Use 16 bit block counters to track pending writes to each "chunk".
The 2 high order bits are special-purpose, the first is a flag indicating
whether a resync is needed.  The second is a flag indicating whether a
resync is active. This means that the counter is actually 14 bits:

| resync_needed | resync_active |   counter |
|     :----:    |     :----:    |   :----:  |
|     (0-1)     |      (0-1)    | (0-16383) |

The `resync_needed` bit is set when:
- a `1` bit is read from storage at startup;
- a write request fails on some drives;
- a resync is aborted on a chunk with `resync_active` set;
- It is cleared (and `resync_active` set) when a resync starts across all drives of the chunk.

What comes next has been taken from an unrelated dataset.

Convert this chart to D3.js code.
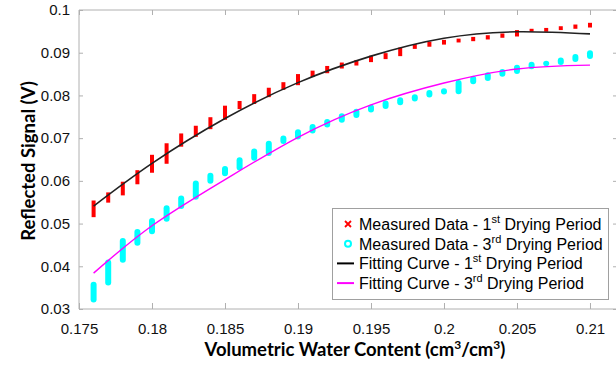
<!DOCTYPE html>
<html>
<head>
<meta charset="utf-8">
<script src="https://cdn.jsdelivr.net/npm/d3@7"></script>
<style>
  html, body { margin: 0; padding: 0; background: #fff; }
  svg { display: block; }
</style>
</head>
<body>
<svg id="chart" width="616" height="368"></svg>
<script>
// ---------- data ----------
const waterContent = [0.176,0.177,0.178,0.179,0.180,0.181,0.182,0.183,0.184,0.185,
  0.186,0.187,0.188,0.189,0.190,0.191,0.192,0.193,0.194,0.195,
  0.196,0.197,0.198,0.199,0.200,0.201,0.202,0.203,0.204,0.205,
  0.206,0.207,0.208,0.209,0.210];

// 1st drying period: measured spread (low / high) at each water content
const dry1Low  = [0.0515,0.0549,0.0566,0.0592,0.0619,0.0640,0.0680,0.0703,0.0721,0.0743,
  0.0768,0.0780,0.0796,0.0813,0.0824,0.0843,0.0852,0.0863,0.0870,0.0878,
  0.0885,0.0892,0.0909,0.0914,0.0919,0.0924,0.0927,0.0931,0.0935,0.0938,
  0.0949,0.0949,0.0953,0.0956,0.0959];
const dry1High = [0.0554,0.0573,0.0598,0.0625,0.0661,0.0688,0.0711,0.0729,0.0749,0.0776,
  0.0787,0.0803,0.0818,0.0831,0.0850,0.0858,0.0869,0.0877,0.0883,0.0893,
  0.0899,0.0912,0.0920,0.0926,0.0930,0.0933,0.0937,0.0941,0.0945,0.0953,
  0.0956,0.0958,0.0962,0.0966,0.0970];

// 3rd drying period
const dry3Low  = [0.0315,0.0355,0.0408,0.0448,0.0475,0.0504,0.0534,0.0556,0.0593,0.0611,
  0.0624,0.0647,0.0658,0.0686,0.0697,0.0711,0.0725,0.0736,0.0747,0.0760,
  0.0768,0.0777,0.0786,0.0795,0.0802,0.0803,0.0826,0.0834,0.0844,0.0850,
  0.0861,0.0869,0.0871,0.0878,0.0885];
const dry3High = [0.0364,0.0416,0.0466,0.0487,0.0513,0.0543,0.0566,0.0601,0.0619,0.0635,
  0.0655,0.0676,0.0694,0.0706,0.0721,0.0733,0.0745,0.0758,0.0769,0.0779,
  0.0788,0.0796,0.0803,0.0813,0.0817,0.0836,0.0846,0.0854,0.0862,0.0872,
  0.0879,0.0881,0.0889,0.0897,0.0906];

// fitting curves
const fitX    = [0.176, 0.180, 0.185, 0.190, 0.195, 0.200, 0.205, 0.210];
const fit1Y   = [0.0541,0.0641,0.0746,0.0830,0.0892,0.0934,0.0949,0.0944];
const fit3Y   = [0.0384,0.0495,0.0603,0.0702,0.0778,0.0829,0.0862,0.0871];

const xTicks = [0.175,0.18,0.185,0.19,0.195,0.2,0.205,0.21];
const yTicks = [0.03,0.04,0.05,0.06,0.07,0.08,0.09,0.1];
const xDomain = [0.175, 0.21185];
const yDomain = [0.03, 0.1];

const legendItems = [
  {type:"cross",  color:"#ff0000", pre:"Measured Data - 1", sup:"st", post:" Drying Period"},
  {type:"circle", color:"#00ffff", pre:"Measured Data - 3", sup:"rd", post:" Drying Period"},
  {type:"line",   color:"#000000", pre:"Fitting Curve - 1", sup:"st", post:" Drying Period"},
  {type:"line",   color:"#ff00ff", pre:"Fitting Curve - 3", sup:"rd", post:" Drying Period"}
];

// ---------- layout ----------
const svg = d3.select("#chart");
const L = 79, R = 617, T = 10, B = 309;
const x = d3.scaleLinear().domain(xDomain).range([L, R]);
const y = d3.scaleLinear().domain(yDomain).range([B, T]);
const axisColor = "#b0b0b0";
const tickFont = "'Liberation Sans', Arial, sans-serif";

// frame
svg.append("line").attr("x1", L).attr("x2", R).attr("y1", T).attr("y2", T).attr("stroke", axisColor);
svg.append("line").attr("x1", L).attr("x2", R).attr("y1", B).attr("y2", B).attr("stroke", axisColor);
svg.append("line").attr("x1", L).attr("x2", L).attr("y1", T).attr("y2", B).attr("stroke", axisColor);

// bottom axis
const gx = svg.append("g").attr("transform", `translate(0,${B})`)
  .call(d3.axisBottom(x).tickValues(xTicks).tickSize(-6).tickPadding(14).tickFormat(d => d3.format("")(+d.toFixed(3))));
gx.select(".domain").remove();
gx.selectAll(".tick line").attr("stroke", axisColor);
gx.selectAll(".tick text").attr("font-family", tickFont).attr("font-size", 15).attr("fill", "#111");
// top ticks
const gxt = svg.append("g").attr("transform", `translate(0,${T})`)
  .call(d3.axisTop(x).tickValues(xTicks).tickSize(-5).tickFormat(""));
gxt.select(".domain").remove();
gxt.selectAll(".tick line").attr("stroke", axisColor);

// left axis
const gy = svg.append("g").attr("transform", `translate(${L},0)`)
  .call(d3.axisLeft(y).tickValues(yTicks).tickSize(-4).tickPadding(9).tickFormat(d => d3.format("")(+d.toFixed(2))));
gy.select(".domain").remove();
gy.selectAll(".tick line").attr("stroke", axisColor);
gy.selectAll(".tick text").attr("font-family", tickFont).attr("font-size", 15).attr("fill", "#111");
// right ticks
const gyr = svg.append("g").attr("transform", `translate(${R},0)`)
  .call(d3.axisRight(y).tickValues(yTicks).tickSize(-4).tickFormat(""));
gyr.select(".domain").remove();
gyr.selectAll(".tick line").attr("stroke", axisColor);

// axis titles
const titleFont = "Lato, 'Open Sans', sans-serif";
const xt = svg.append("text").attr("x", 355).attr("y", 356).attr("text-anchor", "middle")
  .attr("font-family", titleFont).attr("font-weight", 700).attr("font-size", 18.5).attr("fill", "#000");
xt.append("tspan").text("Volumetric Water Content (cm");
xt.append("tspan").attr("dy", -7).attr("font-size", 12).text("3");
xt.append("tspan").attr("dy", 7).text("/cm");
xt.append("tspan").attr("dy", -7).attr("font-size", 12).text("3");
xt.append("tspan").attr("dy", 7).text(")");

svg.append("text").attr("transform", "translate(35,161) rotate(-90)").attr("text-anchor", "middle")
  .attr("font-family", titleFont).attr("font-weight", 700).attr("font-size", 18.5).attr("fill", "#000")
  .text("Reflected Signal (V)");

// ---------- data marks ----------
const plot = svg.append("g");
const idx = d3.range(waterContent.length);

plot.selectAll("rect.d1").data(idx).join("rect").attr("class", "d1")
  .attr("x", i => x(waterContent[i]) - 2)
  .attr("width", 4)
  .attr("y", i => y(dry1High[i]))
  .attr("height", i => Math.max(3, y(dry1Low[i]) - y(dry1High[i])))
  .attr("fill", "#ff0000");

plot.selectAll("rect.d3").data(idx).join("rect").attr("class", "d3")
  .attr("x", i => x(waterContent[i]) - 3)
  .attr("width", 6)
  .attr("rx", 3).attr("ry", 3)
  .attr("y", i => y(dry3High[i]))
  .attr("height", i => Math.max(5, y(dry3Low[i]) - y(dry3High[i])))
  .attr("fill", "#00ffff");

const line = d3.line().curve(d3.curveNatural);
plot.append("path")
  .attr("d", line(fitX.map((v, i) => [x(v), y(fit1Y[i])])))
  .attr("fill", "none").attr("stroke", "#222").attr("stroke-width", 1.6);
plot.append("path")
  .attr("d", line(fitX.map((v, i) => [x(v), y(fit3Y[i])])))
  .attr("fill", "none").attr("stroke", "#ff00ff").attr("stroke-width", 1.4);

// ---------- legend ----------
const lg = svg.append("g");
lg.append("rect").attr("x", 332.5).attr("y", 208.5).attr("width", 276).attr("height", 91)
  .attr("fill", "#fff").attr("stroke", "#a0a0a0");
legendItems.forEach((d, i) => {
  const cy = 224 + i * 19.7;
  if (d.type === "cross") {
    lg.append("path").attr("d", `M${345},${cy-3}L${351},${cy+3}M${351},${cy-3}L${345},${cy+3}`)
      .attr("stroke", d.color).attr("stroke-width", 1.8);
  } else if (d.type === "circle") {
    lg.append("circle").attr("cx", 348).attr("cy", cy).attr("r", 3)
      .attr("fill", "none").attr("stroke", d.color).attr("stroke-width", 2);
  } else {
    lg.append("line").attr("x1", 337).attr("x2", 354).attr("y1", cy).attr("y2", cy)
      .attr("stroke", d.color).attr("stroke-width", 2);
  }
  const t = lg.append("text").attr("x", 359).attr("y", cy + 6)
    .attr("font-family", tickFont).attr("font-size", 16).attr("fill", "#000");
  t.append("tspan").text(d.pre);
  t.append("tspan").attr("dy", -7).attr("font-size", 11).text(d.sup);
  t.append("tspan").attr("dy", 7).text(d.post);
});
</script>
</body>
</html>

The `resync_active` bit is set when:
- a resync is started on all drives, and `resync_needed` is set.
- `resync_needed` will be cleared (as long as `resync_active` wasn't already set).
- It is cleared when a resync completes.

The counter counts pending write requests, plus the on-disk bit.
When the counter is `1` and the resync bits are clear, the on-disk
bit can be cleared as well, thus setting the counter to `0`.
When we set a bit, or in the counter (to start a write), if the fields is
`0`, we first set the disk bit and set the counter to `1`.

If the counter is `0`, the on-disk bit is clear and the stipe is clean
Anything that dirties the stipe pushes the counter to `2` (at least)
and sets the on-disk bit (lazily).
If a periodic sweep find the counter at `2`, it is decremented to `1`.
If the sweep find the counter at `1`, the on-disk bit is cleared and the
counter goes to `0`.

Also, we'll hijack the "map" pointer itself and use it as two 16 bit block
counters as a fallback when "page" memory cannot be allocated:

Normal case (page memory allocated):

page pointer (32-bit)

     [ ] ------+
               |
               +-------> [   ][   ]..[   ] (4096 byte page == 2048 counters)
                          c1   c2    c2048

 Hijacked case (page memory allocation failed):

     hijacked page pointer (32-bit)

     [		  ][		  ] (no page memory allocated)
      counter #1 (16-bit) counter #2 (16-bit)


## Notes:
1. bitmap_super_s->events counter is updated before the event counter in the md superblock;
   When a bitmap is loaded, it is only accepted if this event counter is equal
   to, or one greater than, the event counter in the superblock.
2. bitmap_super_s->events is updated when the other one is `if` and `only if` the
   array is not degraded.  As bits are not cleared when the array is degraded,
   this represents the last time that any bits were cleared. If a device is being
   added that has an event count with this value or higher, it is accepted
   as conforming to the bitmap.
3. bitmap_super_s->chunksize is the number of sectors represented by the bitmap,
   and is the range that  resync happens across.  For raid1 and raid5/6 it is the
   size of individual devices.  For raid10 it is the size of the array.